One of the problems of being a ‘dissenting voice’ is that it is hard for others to get a grip on a yardstick for evaluating what you are saying. Normally I am considered ‘gloomy’. But if what I am arguing against is a concoction of all the ‘best case’ scenarios rolled meticulously into one, it might be fair for me to ask, aren’t those who point the finger really guilty of presenting an excessively rosy panorama.
Latest case in point are the consensus projections for life expectancy, as highlighted by the forthcoming UK pensions Commission interim report, details of which are ‘leaked’ in today’s FT:
The government actuary and pension providers may still be underestimating the rise in life expectancy and the costs it imposes on the state and private pension schemes, Adair Turner, the chairman of the Pensions Commission, will warn on Tuesday.
Mr Turner will say that the failure by actuaries to get these projections right is a cause of the pensions-saving shortfall.
Mr Turner will say that the consistent underestimation of the rise in life expectancy has “huge implications for both public and private pension policy”.
In 1950, a man aged 65 could expect on average to live for another 12 years. In 1981, the government actuary projected a rise to 14.8 years by 2004. In fact, life expectancy for a 65-year-old man today is 19 years, he said.
That meant the state earnings-related pension scheme had been designed on unrealistic assumptions about its cost. “It also means that anybody running a private sector defined-benefit company scheme in 1980 who was thinking about the underlying cost was getting it wrong by 30 per cent,” Mr Turner said at a recent meeting organised by the Association of British Insurers.
The worry, he said, is that “we may still be underestimating life expectancy”. Official projections are that life expectancy at 65 will rise from 19 years today to 21 by 2030. “But that would involve a major slowing down of what is happening,” given that life expectancy has increased by one year for every five over the past 25.
Source: Financial Times
This is not a new or surprising finding. Demographers at the now defunct Mountain View Research, in a specially commissioned report for the G7 a couple of few back forcefully made the point about the potential implications of understating this issue. According to their report:
The most dramatic miscalculations are being made by Japan, where official forecasts appear to significantly underestimate life expectancy at birth almost immediately. Their estimates appear to be at least 2.7 years low for 2010 and may be even further off than that. By 2030 they appear to be underestimating life expectancy at birth by five to six years, and by 2050 by nine years or more. Japan is mildly pessimistic regarding the recovery of birth rates. Nevertheless, its old-age dependency ratio in 2050 is likely to be underestimated by 24%. There is a one-sixth probability that Japan’s official projection of its dependency ratio in 2050 is underestimated by at least 33%.
Italy’s official estimates are the least realistic among European G-7 countries.

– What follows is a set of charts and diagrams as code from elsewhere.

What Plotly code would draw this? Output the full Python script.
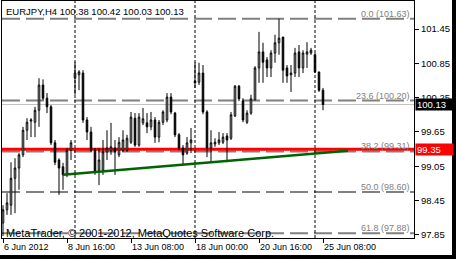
import pandas as pd
import plotly.graph_objects as go

# ---------------- data ----------------
symbol = "EURJPY,H4"
opens = [98.06, 98.29, 98.37, 98.84, 99.02, 99.25, 99.68, 99.84, 99.82, 100.03,
         100.47, 100.24, 100.09, 99.46, 99.16, 99.04, 98.90, 99.33, 100.59, 100.65,
         100.68, 99.86, 99.65, 99.33, 98.98, 98.98, 99.30, 99.32, 99.37, 99.25,
         99.33, 99.33, 99.47, 99.89, 99.42, 99.81, 99.81, 99.74, 99.86, 99.56,
         99.82, 99.86, 100.26, 99.98, 99.60, 99.37, 99.28, 99.46, 100.54, 100.52,
         100.68, 100.00, 99.37, 99.44, 99.46, 99.47, 99.58, 99.54, 99.93, 100.45,
         100.19, 99.82, 99.98, 100.21, 100.77, 101.05, 100.91, 100.77, 101.03, 101.21,
         101.31, 100.77, 100.65, 100.68, 101.05, 100.77, 101.01, 101.03, 101.00, 100.70,
         100.38]
highs = [98.37, 98.58, 99.12, 99.19, 99.28, 99.74, 99.89, 99.89, 100.09, 100.59,
         100.57, 100.33, 100.12, 99.51, 99.19, 99.11, 99.37, 99.51, 100.87, 100.73,
         100.73, 99.91, 99.74, 99.37, 99.37, 99.51, 99.68, 99.81, 99.51, 99.56,
         99.68, 99.60, 100.00, 99.98, 99.98, 100.07, 99.98, 100.00, 99.91, 99.86,
         100.03, 100.33, 100.33, 100.00, 99.63, 99.42, 99.56, 99.72, 100.87, 100.86,
         100.82, 100.03, 99.68, 99.54, 99.65, 99.63, 99.63, 100.00, 100.47, 100.47,
         100.24, 100.03, 100.30, 100.80, 101.40, 101.21, 100.96, 101.08, 101.35, 101.63,
         101.31, 100.82, 100.82, 101.12, 101.17, 101.08, 101.22, 101.12, 101.03, 100.70,
         100.42]
lows = [97.83, 98.20, 98.20, 98.23, 98.64, 99.21, 99.51, 99.56, 99.56, 99.74,
        100.21, 99.98, 99.42, 99.07, 98.55, 98.64, 98.86, 99.16, 100.30, 100.38,
        99.81, 99.51, 99.30, 98.90, 98.72, 98.90, 99.16, 99.25, 98.90, 99.21,
        99.30, 99.30, 99.44, 99.39, 99.39, 99.77, 99.63, 99.68, 99.46, 99.47,
        99.77, 99.82, 99.96, 99.56, 99.33, 99.07, 99.25, 99.28, 100.42, 100.47,
        99.96, 99.21, 99.11, 99.39, 99.42, 99.44, 99.12, 99.51, 99.91, 100.19,
        99.82, 99.79, 99.95, 100.21, 100.51, 100.51, 100.61, 100.61, 100.86, 101.00,
        100.51, 100.51, 100.35, 100.61, 100.61, 100.68, 100.77, 101.00, 100.68, 100.35,
        100.03]
closes = [98.29, 98.41, 98.84, 99.02, 99.25, 99.68, 99.82, 99.86, 100.03, 100.47,
          100.24, 100.09, 99.46, 99.12, 99.02, 98.90, 99.33, 99.46, 100.68, 100.70,
          99.86, 99.65, 99.33, 98.95, 99.16, 99.30, 99.37, 99.39, 99.30, 99.47,
          99.51, 99.54, 99.91, 99.42, 99.91, 99.88, 99.74, 99.86, 99.56, 99.82,
          100.00, 100.26, 100.00, 99.60, 99.37, 99.25, 99.46, 99.51, 100.51, 100.68,
          100.00, 99.37, 99.46, 99.47, 99.51, 99.56, 99.51, 99.95, 100.45, 100.23,
          99.86, 99.98, 100.23, 100.77, 101.05, 100.87, 100.77, 101.03, 101.21, 101.29,
          100.73, 100.63, 100.68, 101.03, 100.77, 101.03, 101.05, 101.08, 100.70, 100.38,
          100.13]

fib_pcts = [0.0, 23.6, 38.2, 50.0, 61.8]
fib_levels = [101.63, 100.20, 99.31, 98.60, 97.88]
red_level = 99.35
trend_idx = [15, 86.25]
trend_price = [98.90, 99.32]
copyright_text = "MetaTrader, \u00a9 2001-2012, MetaQuotes Software Corp."

# bar times (H4, weekdays only) -> categories
_all = pd.date_range("2012-06-06 00:00", periods=200, freq="4h")
times = [t for t in _all if t.weekday() < 5][:len(opens)]
idx = list(range(len(times)))
tick_idx = idx[::16]
tick_text = [f"{times[i].day} {times[i]:%b %Y}" if k == 0 else f"{times[i].day} {times[i]:%b %H:%M}"
             for k, i in enumerate(tick_idx)]
separators = [i for i, t in enumerate(times) if t.weekday() == 0 and t.hour == 0]

# ---------------- figure ----------------
W, H = 456, 259
L, R, T, B = 2, 42, 1, 21
pw, ph = W - L - R, H - T - B

def px_x(px):
    return (px - L) / pw

def px_y(py):
    return (H - B - py) / ph

FONT = "Liberation Sans"

fig = go.Figure()
fig.add_trace(go.Candlestick(
    x=idx, open=opens, high=highs, low=lows, close=closes,
    increasing=dict(fillcolor="white", line=dict(color="black", width=1)),
    decreasing=dict(fillcolor="black", line=dict(color="black", width=1)),
    whiskerwidth=0, hoverinfo="skip", showlegend=False,
))
fig.add_trace(go.Scatter(
    x=trend_idx, y=trend_price, mode="lines",
    line=dict(color="#006400", width=2.5), hoverinfo="skip", showlegend=False,
))

shapes = []
# bid line
shapes.append(dict(type="line", xref="paper", x0=0, x1=1, yref="y", y0=closes[-1], y1=closes[-1],
                   line=dict(color="#c0c0c0", width=1), layer="below"))
# fibo lines
for lv in fib_levels:
    shapes.append(dict(type="line", xref="paper", x0=0, x1=1, yref="y", y0=lv, y1=lv,
                       line=dict(color="#808080", width=2, dash="18px,6px"), layer="below"))
# red horizontal line
shapes.append(dict(type="line", xref="paper", x0=0, x1=1, yref="y", y0=red_level, y1=red_level,
                   line=dict(color="#ff0000", width=3), layer="below"))
# period separators
for s in separators:
    shapes.append(dict(type="line", xref="x", x0=s, x1=s, yref="paper", y0=0, y1=1,
                       line=dict(color="black", width=1, dash="3px,2px"), layer="above"))
# window border strips
shapes.append(dict(type="rect", xref="paper", yref="paper", x0=px_x(452), x1=px_x(470),
                   y0=px_y(270), y1=px_y(-10), fillcolor="black", line=dict(width=0)))
shapes.append(dict(type="rect", xref="paper", yref="paper", x0=px_x(-10), x1=px_x(470),
                   y0=px_y(270), y1=px_y(255), fillcolor="black", line=dict(width=0)))

ann = []
ann.append(dict(xref="paper", yref="paper", x=px_x(4), y=px_y(12), xanchor="left", yanchor="middle",
                text=f"{symbol} {opens[-1]:.2f} {highs[-1]:.2f} {lows[-1]:.2f} {closes[-1]:.2f}",
                showarrow=False, font=dict(family=FONT, size=9.5, color="black")))
ann.append(dict(xref="paper", yref="paper", x=px_x(4), y=px_y(233), xanchor="left", yanchor="middle",
                text=copyright_text, showarrow=False, font=dict(family=FONT, size=11, color="black")))
for p, lv in zip(fib_pcts, fib_levels):
    ann.append(dict(xref="paper", yref="y", x=px_x(412), y=lv, xanchor="right", yanchor="bottom",
                    yshift=-2, text=f"{p:.1f} ({lv:.2f})", showarrow=False,
                    font=dict(family=FONT, size=9, color="#808080")))
for val, bg in [(closes[-1], "black"), (red_level, "#ff0000")]:
    ann.append(dict(xref="paper", yref="y", x=px_x(415), y=val, xanchor="left", yanchor="middle",
                    text=f"{val:.2f}", showarrow=False, bgcolor=bg, width=35, height=9, borderpad=1,
                    align="left", font=dict(family=FONT, size=9.5, color="white")))

fig.update_layout(
    width=W, height=H, margin=dict(l=L, r=R, t=T, b=B),
    paper_bgcolor="white", plot_bgcolor="white",
    shapes=shapes, annotations=ann, boxgap=0.45,
    font=dict(family=FONT, size=9.5, color="black"),
    showlegend=False,
)
fig.update_xaxes(
    range=[-0.25, 102.75], rangeslider=dict(visible=False),
    tickmode="array", tickvals=tick_idx, ticktext=tick_text,
    ticks="outside", ticklen=4, tickcolor="black", ticklabelposition="outside right",
    tickfont=dict(family=FONT, size=9, color="black"),
    showgrid=False, zeroline=False, showline=True, linecolor="black", linewidth=1, mirror=True,
)
fig.update_yaxes(
    range=[97.796, 101.94], side="right", tick0=97.85, dtick=0.6, tickformat=".2f",
    ticks="outside", ticklen=4, tickcolor="black",
    tickfont=dict(family=FONT, size=9.5, color="black"),
    showgrid=False, zeroline=False, showline=True, linecolor="black", linewidth=1, mirror=True,
)

fig.write_html("out.html")
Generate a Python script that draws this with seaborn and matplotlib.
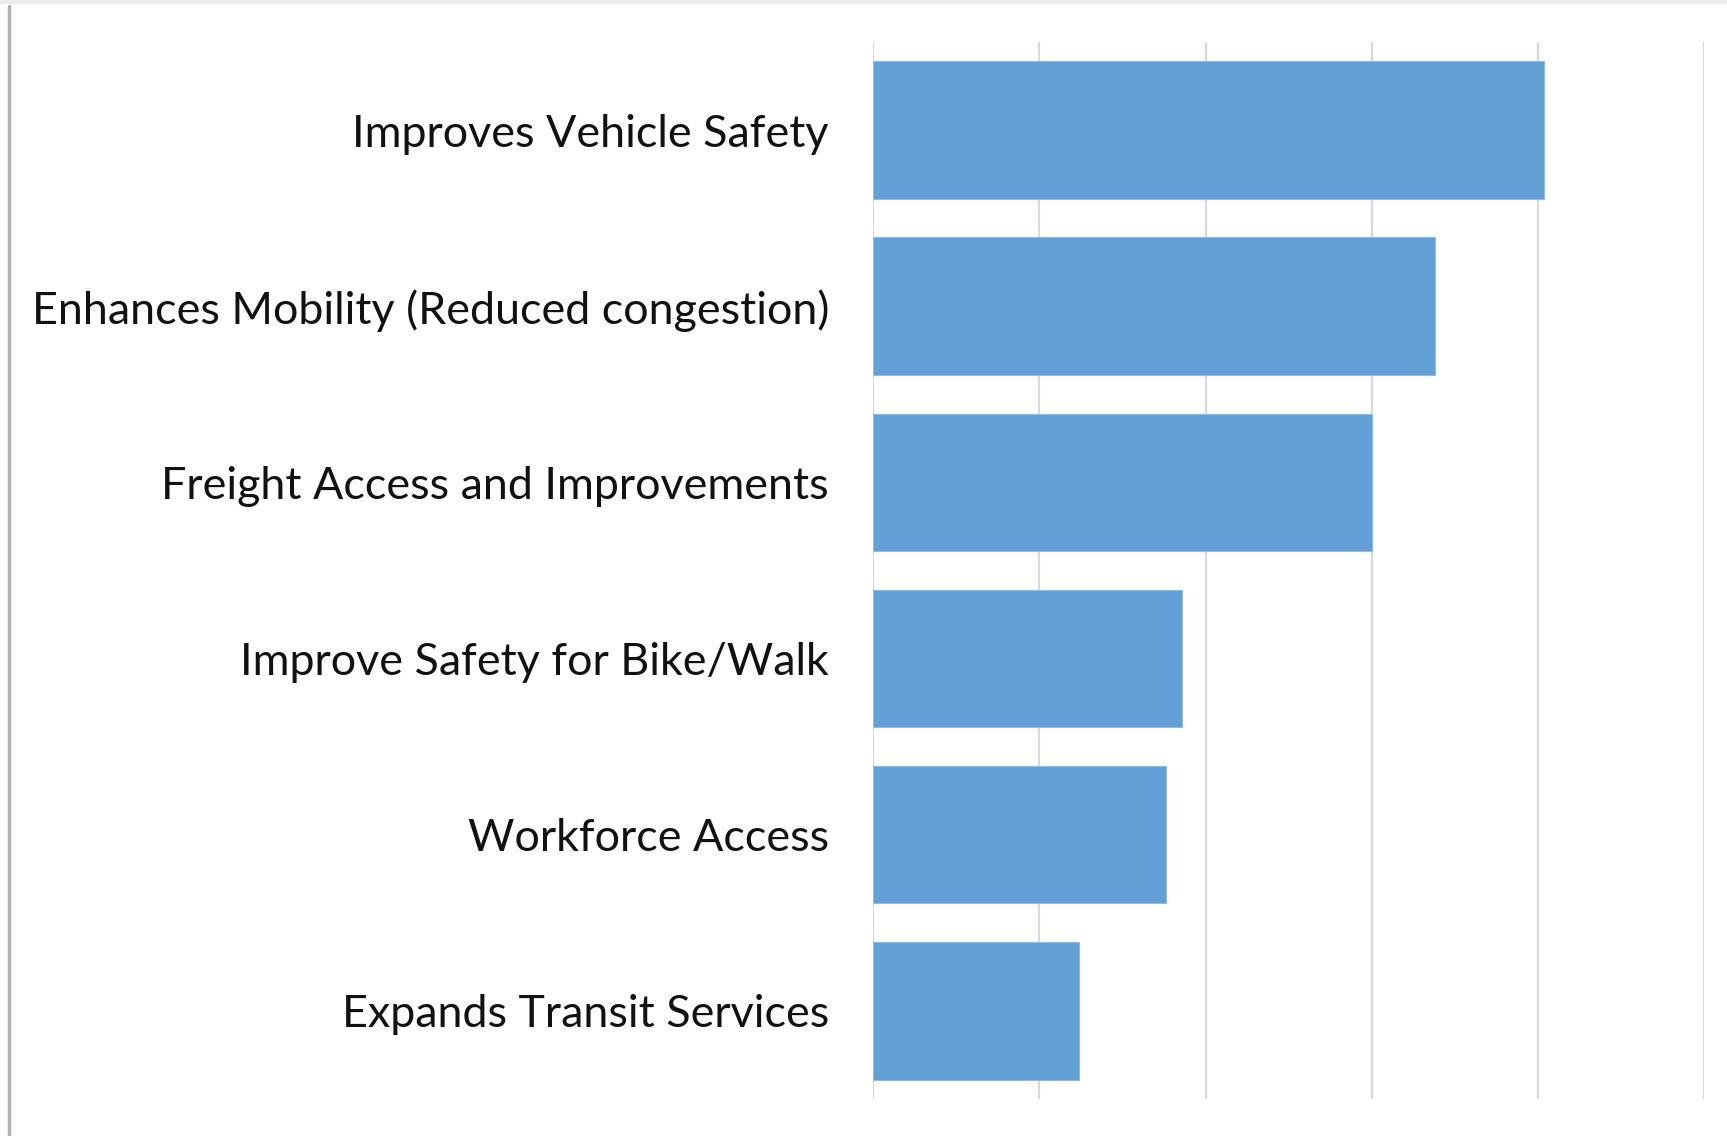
import matplotlib
matplotlib.use("Agg")
import matplotlib.pyplot as plt
import seaborn as sns
import pandas as pd
from matplotlib.lines import Line2D

# Datos (escala sin etiquetas, 5 unidades por línea de cuadrícula)
categorias = [
    "Improves Vehicle Safety",
    "Enhances Mobility (Reduced congestion)",
    "Freight Access and Improvements",
    "Improve Safety for Bike/Walk",
    "Workforce Access",
    "Expands Transit Services",
]
valores = [20.2, 16.9, 15.0, 9.3, 8.8, 6.2]
marcas_x = [0, 5, 10, 15, 20, 25]

df = pd.DataFrame({"categoria": categorias, "valor": valores})

sns.set_theme(style="whitegrid")
plt.rcParams["font.family"] = ["Lato", "DejaVu Sans"]

fig = plt.figure(figsize=(17.27, 11.36), dpi=100)
ax = fig.add_axes([0.5057, 0.0326, 0.4809, 0.9305])

sns.barplot(data=df, x="valor", y="categoria", orient="h", color="#619fd6",
            saturation=1, width=0.78, edgecolor="#8fbbe3", linewidth=0.8, ax=ax)

ax.set_xlim(0, 25)
ax.set_xticks(marcas_x)
ax.set_xticklabels([])
ax.xaxis.grid(True, color="#d9d9d9", linewidth=1.6)
ax.yaxis.grid(False)
ax.set_axisbelow(True)
for s in ax.spines.values():
    s.set_visible(False)
ax.set_xlabel("")
ax.set_ylabel("")
ax.tick_params(axis="y", length=0, pad=32, labelsize=32.3, labelcolor="#111111")
ax.tick_params(axis="x", length=0)

# Marco del recorte original
fig.add_artist(Line2D([0.005, 0.005], [0, 0.995], color="#b0b0b0", linewidth=2.5,
                      transform=fig.transFigure))
fig.add_artist(Line2D([0, 1], [0.998, 0.998], color="#ececec", linewidth=3,
                      transform=fig.transFigure))

fig.savefig("out.png", dpi=100, facecolor="white")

Official forecasts probably underestimate life expectancy by at least 0.7 years in 2010; 1.7 years in 2030, and 4.0 years by 2050. Italy is also optimistic regarding the recovery of fertility. Official estimates of the working population are likely to be high by at least 2% in 2030, and 11% in 2050. As a result, the old age dependency ratio in 2050 is probably underestimated by 26%. There is a one-sixth probability that the dependency ratio in 2050 is underestimated by at least 39%.
More details can be found here. Clearly it is impossible to make definitive forward projections on life expectancy, and clearly the idea that we may all live longer than expected should come as good news, but we do need to make some forward projections, and it is important that these projections be as realistic as possible.
The issue however, as can be seen from the extract, is much bigger than simple life expectancy projections. There is a general tendency to underplay life expectancy, hold upbeat expectations on fertility, assume rosy economic growth projections, hold unrealistic assumptions about the way our ageing societies can respond to the needs of rapidly changing technological environments, understate the potential of developing countries like China, India, Brazil (and Turkey?) to emerge on the global scene, downplay the mid-term consequences of the spread of IT leveraged high-end jobs across the third world, and understate the needs of our societies for systematic inward migration. This is what I would call the ‘rosy consensus’.
Obviously in comparison to this my outlook is ‘gloomy’, but everything depends on how realistic your baseline assumptions are.